Why high scores can hide a problem
It’s easy to take comfort in strong Net Promoter Scores or customer satisfaction metrics. But even loyal customers will walk if service stops meeting their needs.
In fact, 70% of customers say they’ll abandon a brand after two bad experiences, and over half of customers would switch after just one. That means companies that don’t keep up risk losing ground quickly, even if they were ahead just a year ago.
That’s happening more than you might think. In 2025, 21% of brands saw a drop in their CX performance compared to the year before.

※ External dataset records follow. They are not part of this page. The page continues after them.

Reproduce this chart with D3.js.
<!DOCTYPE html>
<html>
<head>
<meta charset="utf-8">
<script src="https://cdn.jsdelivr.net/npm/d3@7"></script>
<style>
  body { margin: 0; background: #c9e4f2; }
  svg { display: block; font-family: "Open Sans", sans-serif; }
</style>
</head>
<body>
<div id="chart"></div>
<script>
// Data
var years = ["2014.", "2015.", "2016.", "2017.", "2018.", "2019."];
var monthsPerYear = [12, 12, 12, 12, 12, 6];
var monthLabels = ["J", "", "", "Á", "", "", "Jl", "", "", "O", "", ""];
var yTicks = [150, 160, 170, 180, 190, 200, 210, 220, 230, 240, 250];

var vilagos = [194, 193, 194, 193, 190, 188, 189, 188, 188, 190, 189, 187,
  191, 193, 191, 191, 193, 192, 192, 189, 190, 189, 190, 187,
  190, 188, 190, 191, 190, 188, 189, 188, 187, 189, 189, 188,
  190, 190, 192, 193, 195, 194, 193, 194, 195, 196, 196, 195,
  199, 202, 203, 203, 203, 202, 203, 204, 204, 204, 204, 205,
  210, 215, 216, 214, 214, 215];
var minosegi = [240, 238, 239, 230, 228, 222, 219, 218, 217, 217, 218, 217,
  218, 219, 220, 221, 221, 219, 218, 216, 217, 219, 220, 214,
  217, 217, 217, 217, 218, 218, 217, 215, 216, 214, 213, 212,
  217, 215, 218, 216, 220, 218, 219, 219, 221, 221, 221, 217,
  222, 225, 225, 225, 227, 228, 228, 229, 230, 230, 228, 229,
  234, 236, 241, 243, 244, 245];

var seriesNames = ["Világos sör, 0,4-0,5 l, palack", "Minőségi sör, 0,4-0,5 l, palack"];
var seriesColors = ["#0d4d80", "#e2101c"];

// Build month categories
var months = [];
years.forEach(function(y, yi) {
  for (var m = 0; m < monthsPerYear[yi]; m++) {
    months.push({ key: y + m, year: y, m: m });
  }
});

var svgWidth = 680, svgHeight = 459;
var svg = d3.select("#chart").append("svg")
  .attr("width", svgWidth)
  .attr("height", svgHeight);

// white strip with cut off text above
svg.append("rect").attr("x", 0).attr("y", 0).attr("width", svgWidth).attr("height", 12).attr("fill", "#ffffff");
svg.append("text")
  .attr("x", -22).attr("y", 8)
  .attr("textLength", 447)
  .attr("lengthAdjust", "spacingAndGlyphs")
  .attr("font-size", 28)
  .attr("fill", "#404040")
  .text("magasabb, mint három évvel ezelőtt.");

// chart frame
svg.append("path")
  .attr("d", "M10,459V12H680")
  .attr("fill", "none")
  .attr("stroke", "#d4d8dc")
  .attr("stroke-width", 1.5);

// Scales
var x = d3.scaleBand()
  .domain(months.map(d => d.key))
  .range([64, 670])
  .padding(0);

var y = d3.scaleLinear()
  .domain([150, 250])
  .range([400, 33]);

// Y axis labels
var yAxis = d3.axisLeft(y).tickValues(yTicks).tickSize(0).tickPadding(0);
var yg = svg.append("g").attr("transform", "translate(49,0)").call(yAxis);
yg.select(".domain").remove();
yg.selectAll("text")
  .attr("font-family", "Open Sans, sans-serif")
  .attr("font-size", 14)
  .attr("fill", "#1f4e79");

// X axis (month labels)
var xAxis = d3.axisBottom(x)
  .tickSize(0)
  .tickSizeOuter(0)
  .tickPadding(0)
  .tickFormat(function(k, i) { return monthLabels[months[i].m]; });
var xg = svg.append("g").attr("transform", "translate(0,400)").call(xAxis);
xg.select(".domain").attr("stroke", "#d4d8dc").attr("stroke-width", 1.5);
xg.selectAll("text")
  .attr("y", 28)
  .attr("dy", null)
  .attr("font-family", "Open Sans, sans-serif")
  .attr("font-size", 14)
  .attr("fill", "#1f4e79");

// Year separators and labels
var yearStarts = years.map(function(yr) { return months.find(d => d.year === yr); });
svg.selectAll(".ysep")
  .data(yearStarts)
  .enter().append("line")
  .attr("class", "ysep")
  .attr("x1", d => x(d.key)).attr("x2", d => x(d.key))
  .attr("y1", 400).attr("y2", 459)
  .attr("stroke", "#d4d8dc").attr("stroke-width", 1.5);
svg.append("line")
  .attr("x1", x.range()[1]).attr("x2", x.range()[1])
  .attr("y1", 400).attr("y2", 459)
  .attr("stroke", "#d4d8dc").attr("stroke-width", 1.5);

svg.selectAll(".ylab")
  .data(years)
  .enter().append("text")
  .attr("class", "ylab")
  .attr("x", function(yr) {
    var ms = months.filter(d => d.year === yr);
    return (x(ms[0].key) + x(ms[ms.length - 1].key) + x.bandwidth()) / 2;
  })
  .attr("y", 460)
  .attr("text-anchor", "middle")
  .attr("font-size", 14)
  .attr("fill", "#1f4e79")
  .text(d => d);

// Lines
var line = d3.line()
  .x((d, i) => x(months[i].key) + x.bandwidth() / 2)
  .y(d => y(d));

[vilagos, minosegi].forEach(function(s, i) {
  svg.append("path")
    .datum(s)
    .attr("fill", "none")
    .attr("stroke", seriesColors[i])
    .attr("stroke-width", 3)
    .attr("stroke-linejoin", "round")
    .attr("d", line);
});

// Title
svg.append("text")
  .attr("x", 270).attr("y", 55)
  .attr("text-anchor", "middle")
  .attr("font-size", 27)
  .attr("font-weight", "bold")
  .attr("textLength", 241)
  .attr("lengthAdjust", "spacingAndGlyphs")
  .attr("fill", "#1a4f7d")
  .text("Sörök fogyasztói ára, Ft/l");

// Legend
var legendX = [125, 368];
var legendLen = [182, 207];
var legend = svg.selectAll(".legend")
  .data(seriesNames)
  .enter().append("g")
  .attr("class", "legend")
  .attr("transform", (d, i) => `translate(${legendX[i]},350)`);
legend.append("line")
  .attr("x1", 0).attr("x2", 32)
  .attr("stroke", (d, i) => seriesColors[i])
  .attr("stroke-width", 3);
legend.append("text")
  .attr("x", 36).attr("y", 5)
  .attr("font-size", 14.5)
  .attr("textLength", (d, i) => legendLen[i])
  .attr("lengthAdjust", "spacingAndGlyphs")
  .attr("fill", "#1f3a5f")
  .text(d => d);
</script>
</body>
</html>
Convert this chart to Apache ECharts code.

That drop-off isn’t due to lack of effort; rather, it’s a sign that even good strategies can get stale.
Keep adapting to keep winning
Staying ahead means treating CX as something you do every day, not just every quarter. That includes:
- Regularly reviewing customer feedback and complaints.
- Watching for changes in how people want to interact (new channels, new preferences).
- Reviewing performance across touchpoints.
For example, if your customers are increasingly reaching out through WhatsApp, but your response time there is poor, that’s a weak link in the journey. Fix it before it becomes a bigger problem.
Speed also matters. 92% of consumers say they expect fast responses to their queries. That might mean improving routing, helping agents work faster, or automating the right interactions so people can help themselves.
Build improvement into the culture
Teams that stay ahead usually share some traits:
- They let frontline staff suggest improvements.
- They test new ideas in small doses before rolling out more widely.
- They track outcomes, not just activity.
A good example is tweaking first-contact resolution. Even a small bump in getting it right first time reduces repeat calls, cuts operational load, and boosts satisfaction. These aren’t headline-grabbing changes, but they deliver real results.
One UK brand, for example, found that a few targeted process fixes cut repeat contacts by 28% and dropouts by half. Results like this didn’t stem from a major platform change; all they did was just tighten the gaps already in their system.
The message? Don’t coast
Your competitors aren’t coasting, and your customers certainly aren’t standing still. If your CX approach worked last year, that’s great. But if you haven’t tweaked or tested anything since, it might not be working next year.
Customer service influences the buying decisions of 99% of consumers, and 74% call it “very important”. The link to business outcomes is undeniable. If you’re confident in your CX today, the best thing you can do is stay curious and keep adapting.